Direction -> Count how many lines below contain the word "matplotlib", then give that number alone.

Collected material ->

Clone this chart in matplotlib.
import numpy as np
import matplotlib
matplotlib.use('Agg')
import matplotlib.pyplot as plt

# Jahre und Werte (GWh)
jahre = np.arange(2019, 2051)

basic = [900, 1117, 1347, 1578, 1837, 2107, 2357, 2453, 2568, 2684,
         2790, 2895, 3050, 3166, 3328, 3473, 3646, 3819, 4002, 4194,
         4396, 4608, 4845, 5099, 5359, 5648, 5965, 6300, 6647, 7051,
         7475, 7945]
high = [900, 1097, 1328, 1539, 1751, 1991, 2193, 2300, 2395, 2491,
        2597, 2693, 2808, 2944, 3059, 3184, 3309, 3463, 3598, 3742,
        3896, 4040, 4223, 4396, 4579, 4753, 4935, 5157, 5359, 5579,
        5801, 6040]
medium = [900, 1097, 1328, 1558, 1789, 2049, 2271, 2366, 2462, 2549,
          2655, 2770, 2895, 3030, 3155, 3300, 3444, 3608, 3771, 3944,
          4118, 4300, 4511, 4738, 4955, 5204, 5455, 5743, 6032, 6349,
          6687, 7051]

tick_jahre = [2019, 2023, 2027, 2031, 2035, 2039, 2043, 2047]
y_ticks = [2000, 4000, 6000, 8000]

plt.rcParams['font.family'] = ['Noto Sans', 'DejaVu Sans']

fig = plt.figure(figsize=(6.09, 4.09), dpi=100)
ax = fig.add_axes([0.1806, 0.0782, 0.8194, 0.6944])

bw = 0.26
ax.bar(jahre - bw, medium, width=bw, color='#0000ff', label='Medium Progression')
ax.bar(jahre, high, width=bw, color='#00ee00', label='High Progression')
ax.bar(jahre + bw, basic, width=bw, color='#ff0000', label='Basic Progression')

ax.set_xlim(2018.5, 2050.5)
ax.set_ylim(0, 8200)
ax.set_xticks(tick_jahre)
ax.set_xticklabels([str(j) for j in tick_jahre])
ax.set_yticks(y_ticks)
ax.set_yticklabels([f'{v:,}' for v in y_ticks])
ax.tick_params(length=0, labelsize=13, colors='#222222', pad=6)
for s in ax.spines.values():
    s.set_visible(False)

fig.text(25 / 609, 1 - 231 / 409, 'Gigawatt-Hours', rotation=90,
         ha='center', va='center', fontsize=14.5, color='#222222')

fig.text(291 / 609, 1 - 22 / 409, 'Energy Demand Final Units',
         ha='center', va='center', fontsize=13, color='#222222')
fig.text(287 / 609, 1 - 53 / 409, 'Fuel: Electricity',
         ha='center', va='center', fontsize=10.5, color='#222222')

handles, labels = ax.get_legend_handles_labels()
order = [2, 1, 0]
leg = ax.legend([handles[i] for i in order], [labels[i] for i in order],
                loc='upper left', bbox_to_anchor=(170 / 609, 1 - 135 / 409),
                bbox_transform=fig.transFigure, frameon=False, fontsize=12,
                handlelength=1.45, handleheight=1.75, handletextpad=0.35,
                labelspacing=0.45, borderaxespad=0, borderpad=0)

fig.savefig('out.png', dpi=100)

Task solution -> 4